The ISM index was at 59.6% compared an expected 57.5% consensus estimate. A PMI in excess of 42% usually indicates the overall economy is expanding.The figure was the best monthly report in six years. But, the report shows that inflation may have begun to creep into the general economy, something that the Fed has assured the public was unlikely.
Seventeen of the 18 manufacturing sectors covered by the survey expanded. The chief of the Institute of Supply Management, Norbert J. Ore, said, “The manufacturing sector grew for the eighth consecutive month during March. The rate of growth as indicated by the PMI is the fastest since July 2004. Both new orders and production rose above 60 percent this month, closing the first quarter with significant momentum going forward.”
The greatest strengths in the report were increases in new orders–up 2%, supplier deliveries–up 3.8%, and production–up 2.7%.

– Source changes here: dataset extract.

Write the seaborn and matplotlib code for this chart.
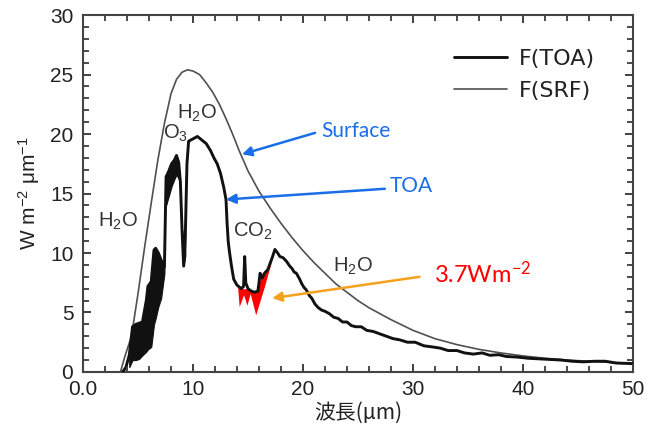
import matplotlib
matplotlib.use("Agg")
import matplotlib.pyplot as plt
from matplotlib.ticker import MultipleLocator, FixedLocator, FixedFormatter, NullFormatter
from matplotlib.lines import Line2D
import numpy as np
import pandas as pd
import seaborn as sns

# ---------------- data ----------------
srf_x = [3.4, 3.8, 4.4, 5.0, 5.6, 6.2, 6.8, 7.4, 8.0, 8.5, 9.0, 9.5, 10.0, 10.6,
         11.2, 11.8, 12.4, 13.0, 13.6, 14.2, 15.0, 16.0, 17.0, 18.0, 19.0, 20.0,
         21.0, 22.0, 23.0, 24.0, 25.0, 26.0, 27.0, 28.0, 30.0, 32.0, 34.0, 36.0,
         38.0, 40.0, 42.0, 44.0, 46.0, 48.0, 50.0]
srf_y = [0.0, 1.3, 3.0, 6.6, 10.5, 14.2, 17.8, 20.9, 23.4, 24.6, 25.2, 25.4, 25.3, 25.0,
         24.3, 23.5, 22.5, 21.3, 20.0, 18.6, 16.9, 15.2, 13.8, 12.5, 11.3, 10.2,
         9.2, 8.3, 7.4, 6.7, 6.0, 5.4, 4.9, 4.4, 3.5, 2.8, 2.3, 1.9,
         1.6, 1.35, 1.15, 1.0, 0.9, 0.8, 0.72]

toa_x = [3.6, 3.9, 4.2, 4.5, 4.8, 5.1, 5.4, 5.75, 5.9, 6.2, 6.45, 6.6, 6.85, 7.1, 7.4,
         7.55, 7.8, 8.05, 8.3, 8.5, 8.7, 8.85, 9.0, 9.15, 9.3, 9.45, 9.6, 10.0, 10.4,
         10.8, 11.2, 11.6, 11.9, 12.2, 12.5, 12.8, 13.0, 13.1, 13.2, 13.3, 13.5, 13.7,
         14.0, 14.4, 14.6, 14.7, 14.8, 15.0, 15.3, 15.6, 15.9, 16.0, 16.1, 16.3, 16.5,
         16.8, 17.0, 17.2, 17.45, 17.7, 17.9, 18.2, 18.5, 18.8, 19.0, 19.2, 19.4, 19.7,
         19.9, 20.1, 20.3, 20.6, 20.8, 21.1, 21.4, 21.7, 22.0, 22.4, 22.8, 23.2, 23.6,
         24.0, 24.4, 24.8, 25.3, 25.8, 26.4, 27.0, 27.6, 28.2, 28.8, 29.5, 30.2, 31.0,
         31.8, 32.5, 33.2, 34.0, 34.7, 35.5, 36.3, 37.0, 37.8, 38.5, 39.5, 40.5, 41.5,
         42.5, 43.5, 44.5, 45.5, 46.5, 47.5, 48.5, 50.0]
toa_y = [0.0, 0.4, 1.4, 3.8, 4.0, 4.1, 4.2, 6.0, 7.2, 7.6, 10.25, 10.4, 10.0, 9.4, 8.8,
         16.4, 16.9, 17.5, 17.8, 18.2, 17.6, 16.0, 12.0, 8.9, 11.5, 17.5, 19.4, 19.6, 19.8,
         19.5, 19.2, 18.6, 18.0, 17.5, 16.7, 15.5, 14.5, 12.5, 11.0, 10.2, 8.9, 7.8,
         7.3, 7.0, 7.2, 9.7, 7.5, 7.0, 6.8, 6.7, 6.8, 7.5, 8.3, 7.9, 8.3,
         8.6, 9.1, 9.6, 10.3, 10.0, 9.7, 9.6, 9.3, 8.9, 8.7, 8.4, 8.3, 7.8,
         7.4, 7.1, 6.9, 6.4, 6.2, 5.7, 5.4, 5.2, 5.1, 4.9, 4.6, 4.5, 4.2,
         4.2, 3.9, 3.8, 3.8, 3.5, 3.4, 3.2, 3.0, 2.8, 2.7, 2.5, 2.5, 2.2,
         2.1, 2.0, 1.8, 1.8, 1.6, 1.5, 1.6, 1.4, 1.45, 1.3, 1.25, 1.15, 1.1,
         1.05, 1.0, 0.9, 0.85, 0.9, 0.9, 0.75, 0.7]

# noisy (thick black) parts of the TOA spectrum: lower / upper envelopes
band1_x = [4.2, 4.5, 4.8, 5.1, 5.4, 5.75, 5.9, 6.2, 6.45, 6.6, 6.85, 7.1, 7.4]
band1_lo = [0.4, 1.0, 1.0, 1.1, 1.4, 1.7, 1.9, 2.1, 4.0, 4.5, 5.5, 6.2, 8.3]
band1_hi = [1.4, 3.8, 4.0, 4.1, 4.2, 6.0, 7.2, 7.6, 10.25, 10.4, 10.0, 9.4, 8.8]
band2_x = [7.55, 7.8, 8.05, 8.3, 8.5, 8.7]
band2_lo = [14.0, 14.8, 15.6, 16.2, 16.6, 16.2]
band2_hi = [16.4, 16.9, 17.5, 17.8, 18.2, 17.6]
band3_x = [9.0, 9.15, 9.3]
band3_lo = [9.5, 8.9, 9.8]
band3_hi = [12.0, 11.0, 11.5]

# red area (CO2 forcing 3.7 W m-2)
red_x = [14.05, 14.2, 14.6, 14.9, 15.2, 15.7, 16.1, 16.5, 16.8, 17.15]
red_hi = [7.2, 7.0, 7.0, 7.0, 6.8, 6.7, 7.8, 8.2, 8.6, 9.3]
red_lo = [7.2, 5.5, 6.5, 5.6, 6.6, 4.8, 6.0, 7.2, 8.2, 9.3]

xtick_values = [0, 10, 20, 30, 40, 50]
xtick_labels = ["0.0", "10", "20", "30", "40", "50"]
ytick_values = [0, 5, 10, 15, 20, 25, 30]
ytick_labels = ["0", "5", "10", "15", "20", "25", "30"]
xminor_step = 2
yminor_step = 1

legend_labels = ["F(TOA)", "F(SRF)"]

# ---------------- figure ----------------
ink = "#222222"
gray = "#444444"

sns.set_theme(style="white", rc={"xtick.major.pad": 6, "ytick.major.pad": 7})
plt.rcParams['font.family'] = ['Liberation Sans', 'Noto Sans CJK JP', 'DejaVu Sans']
plt.rcParams['mathtext.default'] = 'regular'

fig, ax = plt.subplots(figsize=(6.49, 4.32), dpi=100)
fig.subplots_adjust(left=0.128, right=0.975, bottom=0.139, top=0.965)

df_srf = pd.DataFrame({"wl": srf_x, "f": srf_y})
df_toa = pd.DataFrame({"wl": toa_x, "f": toa_y})

sns.lineplot(data=df_srf, x="wl", y="f", color="#505050", lw=1.2, ax=ax,
             estimator=None, sort=False, legend=False, zorder=3)
ax.fill_between(band1_x, band1_lo, band1_hi, color="#111111", lw=0.8, zorder=3)
ax.fill_between(band2_x, band2_lo, band2_hi, color="#111111", lw=0.8, zorder=3)
ax.fill_between(band3_x, band3_lo, band3_hi, color="#111111", lw=0.8, zorder=3)
ax.fill_between(red_x, red_lo, red_hi, color="#ff0000", lw=0, zorder=3.5)
sns.lineplot(data=df_toa, x="wl", y="f", color="#111111", lw=2.1, ax=ax,
             estimator=None, sort=False, legend=False, zorder=4)

ax.set_xlim(0, 50)
ax.set_ylim(0, 30)
ax.xaxis.set_major_locator(FixedLocator(xtick_values))
ax.xaxis.set_major_formatter(FixedFormatter(xtick_labels))
ax.yaxis.set_major_locator(FixedLocator(ytick_values))
ax.yaxis.set_major_formatter(FixedFormatter(ytick_labels))
ax.xaxis.set_minor_locator(MultipleLocator(xminor_step))
ax.yaxis.set_minor_locator(MultipleLocator(yminor_step))
for s in ax.spines.values():
    s.set_color(gray)
    s.set_linewidth(1.5)
ax.tick_params(which="both", direction="in", bottom=True, left=True, top=True, right=True,
               color=gray, labelcolor=ink)
ax.tick_params(which="major", length=6, width=1.3, labelsize=15)
ax.tick_params(which="minor", length=4, width=1.1)

ax.set_xlabel("波長(μm)", fontsize=15, color=ink, labelpad=2,
              family=['Noto Sans CJK JP', 'DejaVu Sans'])
ax.set_ylabel(r"W m$^{-2}$ $\mu$m$^{-1}$", fontsize=15, color=ink, labelpad=6)

# legend
handles = [Line2D([], [], color="#111111", lw=2.1),
           Line2D([], [], color="#505050", lw=1.2)]
leg = ax.legend(handles, legend_labels, loc="upper left", bbox_to_anchor=(0.675, 0.905),
                frameon=False, fontsize=16, handlelength=2.4, handletextpad=0.5,
                labelspacing=0.55, borderaxespad=0, borderpad=0)
for t in leg.get_texts():
    t.set_color(ink)
    t.set_family(['DejaVu Sans'])

# gas labels
gas_kw = dict(fontsize=14.5, color="#333333", ha="left", va="baseline")
ax.text(1.4, 12.2, "H$_2$O", **gas_kw)
ax.text(7.25, 19.6, "O$_3$", **gas_kw)
ax.text(8.5, 21.3, "H$_2$O", **gas_kw)
ax.text(13.65, 11.4, "CO$_2$", **gas_kw)
ax.text(22.75, 8.4, "H$_2$O", **gas_kw)

# annotations
blue = "#1a6ee8"
orange = "#f5a11c"
ax.annotate("", xy=(14.45, 18.3), xytext=(21.1, 20.1),
            arrowprops=dict(arrowstyle="-|>", color=blue, lw=1.8, mutation_scale=14,
                            shrinkA=0, shrinkB=0), zorder=6)
ax.text(21.7, 20.25, "Surface", color=blue, fontsize=15, family="Lato",
        ha="left", va="center")
ax.annotate("", xy=(13.0, 14.5), xytext=(27.45, 15.4),
            arrowprops=dict(arrowstyle="-|>", color=blue, lw=1.8, mutation_scale=14,
                            shrinkA=0, shrinkB=0), zorder=6)
ax.text(27.9, 15.6, "TOA", color=blue, fontsize=15, family="Lato",
        ha="left", va="center")
ax.annotate("", xy=(17.2, 6.2), xytext=(30.6, 8.0),
            arrowprops=dict(arrowstyle="-|>", color=orange, lw=1.8, mutation_scale=14,
                            shrinkA=0, shrinkB=0), zorder=6)
ax.text(31.9, 8.3, "3.7Wm$^{-2}$", color="#ff0000", fontsize=17, family="Lato",
        ha="left", va="center")

# transparent overlay axes carrying only the inward tick marks on all sides
tk = fig.add_axes(ax.get_position(), zorder=10)
tk.patch.set_visible(False)
tk.set_xlim(ax.get_xlim())
tk.set_ylim(ax.get_ylim())
tk.xaxis.set_major_locator(FixedLocator(xtick_values))
tk.yaxis.set_major_locator(FixedLocator(ytick_values))
tk.xaxis.set_minor_locator(MultipleLocator(xminor_step))
tk.yaxis.set_minor_locator(MultipleLocator(yminor_step))
tk.xaxis.set_major_formatter(NullFormatter())
tk.yaxis.set_major_formatter(NullFormatter())
for s in tk.spines.values():
    s.set_visible(False)
tk.tick_params(which="both", direction="in", bottom=True, left=True, top=True, right=True,
               labelbottom=False, labelleft=False, labeltop=False, labelright=False,
               color=gray)
tk.tick_params(which="major", length=6, width=1.3)
tk.tick_params(which="minor", length=4, width=1.1)
tk.grid(False)

fig.savefig("out.png", dpi=100)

But, the indications of inflation were unmistakable. The ISM data showed prices across the sectors surveyed were up 8%. Nineteen of the 20 commodities followed were up in their cost to manufacturers, including most metals–aluminum, copper, and ore, and diesel fuel. The price increases may be mitigated in future reports because economists found no shortages of any commodities.
Fed monetary policy, which is set to keep interest rates at .25% and often less, is supposed to keep the ability of the economy to expand as high as the agency can make it. However, the ease with which money can flow into the system at such low interest rates has raised ongoing concerns, even among some Fed Governors, that demand for goods and services may rise to fast fueling inflation. The March PMI figures give that theory some support.